Perhaps even more depressing than their rise is the flat and flat-lining response form the other parties. Both Kadima and Labour militantly defend the blockade and bombing of Gaza, not least because their leaders – Tzipi Livni and Ehud Barak – led the charge in Cabinet. Even Barak has picked up the comparison to Putin and started approvingly quoting the new Tsar of Russia. The brave pro-peace parties like Meeretz are shunted far to the margins of the debate.

How did this happen? It is essential to remember that the Israelis didn't end up in the Middle East out of a wicked desire to colonise and kill, as some people now gleefully claim. They are there because they were fleeing genocidal Jew-hatred.

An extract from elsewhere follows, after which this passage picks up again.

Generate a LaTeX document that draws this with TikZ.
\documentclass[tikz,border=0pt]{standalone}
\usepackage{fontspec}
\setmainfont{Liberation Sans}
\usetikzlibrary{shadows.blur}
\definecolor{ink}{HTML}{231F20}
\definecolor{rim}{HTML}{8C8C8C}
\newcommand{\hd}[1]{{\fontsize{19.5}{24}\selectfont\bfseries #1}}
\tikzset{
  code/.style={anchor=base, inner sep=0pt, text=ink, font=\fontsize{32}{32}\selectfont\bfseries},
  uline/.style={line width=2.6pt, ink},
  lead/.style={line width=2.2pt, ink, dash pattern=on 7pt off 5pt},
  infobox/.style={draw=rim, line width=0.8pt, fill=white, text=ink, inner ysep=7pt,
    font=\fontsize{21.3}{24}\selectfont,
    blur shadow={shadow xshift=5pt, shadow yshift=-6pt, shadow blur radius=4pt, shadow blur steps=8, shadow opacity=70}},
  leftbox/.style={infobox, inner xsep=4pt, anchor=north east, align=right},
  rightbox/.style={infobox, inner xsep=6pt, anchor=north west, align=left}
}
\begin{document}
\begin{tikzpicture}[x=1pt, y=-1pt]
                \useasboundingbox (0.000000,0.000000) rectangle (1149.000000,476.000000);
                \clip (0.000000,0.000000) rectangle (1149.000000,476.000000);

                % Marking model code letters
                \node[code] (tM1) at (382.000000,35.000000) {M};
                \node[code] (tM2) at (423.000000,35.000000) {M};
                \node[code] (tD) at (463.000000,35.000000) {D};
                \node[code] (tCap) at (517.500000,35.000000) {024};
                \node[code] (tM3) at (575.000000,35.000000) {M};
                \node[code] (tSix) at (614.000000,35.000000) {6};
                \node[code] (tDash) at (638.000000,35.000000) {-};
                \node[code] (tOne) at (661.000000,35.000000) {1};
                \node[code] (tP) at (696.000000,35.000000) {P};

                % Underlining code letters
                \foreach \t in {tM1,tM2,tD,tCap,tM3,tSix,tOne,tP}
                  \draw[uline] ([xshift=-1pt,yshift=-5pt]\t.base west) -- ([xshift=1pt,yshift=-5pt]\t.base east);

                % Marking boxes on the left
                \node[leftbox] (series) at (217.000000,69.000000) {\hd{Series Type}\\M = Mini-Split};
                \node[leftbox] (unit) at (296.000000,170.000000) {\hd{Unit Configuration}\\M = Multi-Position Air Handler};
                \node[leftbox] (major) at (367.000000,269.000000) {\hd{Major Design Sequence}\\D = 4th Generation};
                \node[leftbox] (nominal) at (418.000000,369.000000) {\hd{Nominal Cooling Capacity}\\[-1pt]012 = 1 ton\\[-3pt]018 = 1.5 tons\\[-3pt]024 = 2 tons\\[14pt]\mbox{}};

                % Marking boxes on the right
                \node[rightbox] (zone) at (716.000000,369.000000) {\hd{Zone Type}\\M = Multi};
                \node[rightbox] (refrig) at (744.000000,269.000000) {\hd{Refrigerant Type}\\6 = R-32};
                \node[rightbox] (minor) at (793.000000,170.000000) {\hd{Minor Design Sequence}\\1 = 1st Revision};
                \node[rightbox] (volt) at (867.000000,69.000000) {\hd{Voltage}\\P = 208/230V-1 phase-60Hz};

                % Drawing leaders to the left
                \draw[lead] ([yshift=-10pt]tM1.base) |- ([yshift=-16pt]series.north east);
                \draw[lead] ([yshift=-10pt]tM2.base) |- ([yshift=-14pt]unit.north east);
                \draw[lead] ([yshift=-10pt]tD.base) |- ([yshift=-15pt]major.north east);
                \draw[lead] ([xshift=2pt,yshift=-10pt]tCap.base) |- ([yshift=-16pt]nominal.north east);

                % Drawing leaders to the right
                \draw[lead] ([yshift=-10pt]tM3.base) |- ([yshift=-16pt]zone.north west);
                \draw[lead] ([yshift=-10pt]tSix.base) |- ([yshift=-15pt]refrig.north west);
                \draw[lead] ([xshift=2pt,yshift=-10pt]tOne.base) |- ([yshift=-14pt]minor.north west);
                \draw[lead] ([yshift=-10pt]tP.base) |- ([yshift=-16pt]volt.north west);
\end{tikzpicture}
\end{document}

That doesn't justify a single crime against a single Palestinian – but if we forget this, and the unimaginably vast trauma that lies behind it, we cannot understand what is happening now.

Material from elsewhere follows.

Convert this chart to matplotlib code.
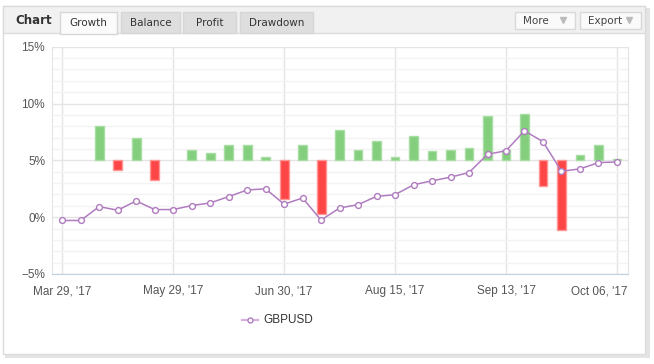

Over the past few months, I keep returning to an extraordinary essay written by the great Israel novelist Amos Oz in 1982. The Likud Prime Minister Menachem Begin had compared the Palestinian leadership to Adolf Hitler, so Oz wrote: "You display an urge to resurrect Hitler from the dead so you may kill him over and over again each day... Like many Jews, I feel sorry I didn't kill Hitler with my bare hands. But there is not, and there never will be, any healing for the open wound. Tens of thousands of dead Arabs will not heal that wound. Because, Mr Begin, Adolf Hitler is dead. He is not hiding in Nabatiyah, in Sidon, or in Beirut. He is dead and burned to ashes."

Israeli society consists, Oz says, of "a bunch of half-hysterical refugees and survivors". The 2,000-year trauma of the blood libel, the Inquisition, the pogroms, Auschwitz and Chelmno and the Gulag Archipelago, have produced a distorted vision, where every shriek of pain directed at Israel can sound like the rumble beginning in the massed crowds at Nuremberg.

This means that Israel is missing opportunities for peace. Even much of Hamas – an Islamist party I passionately oppose – is amenable to a long ceasefire along the 1967 borders. That isn't my opinion; it is the view of Yuval Diskin, the current head of the Israeli security service Shin Bet. He told the Israeli Cabinet before the bombing of Gaza that Hamas would restore the ceasefire if Israel would only end the blockade of the Strip and declare a ceasefire on the West Bank. Instead, they bombed, and the offer died.

The former head of Mossad, Ephraim Halevy, says that Hamas, "will have to adopt a path that could lead them far from their original goals" if only Israel will begin the path of compromise. This would drain support for rejectionists such as Osama Bin Laden and Mahmoud Ahmadinejad, and make it easier to build international coalitions.

Instead, too many Israelis – imprisoned by their history – seem determined to choose the opposite path: of Netanyahu and Lieberman and ramming an endless alienating boot on to the throat of the Palestinians. It doesn't have to be like this. We can only say to them with Amos Oz, as urgently as we can: Adolf Hitler is not hiding in Gaza City, or Beit Hanoun, or Hebron. Adolf Hitler is dead.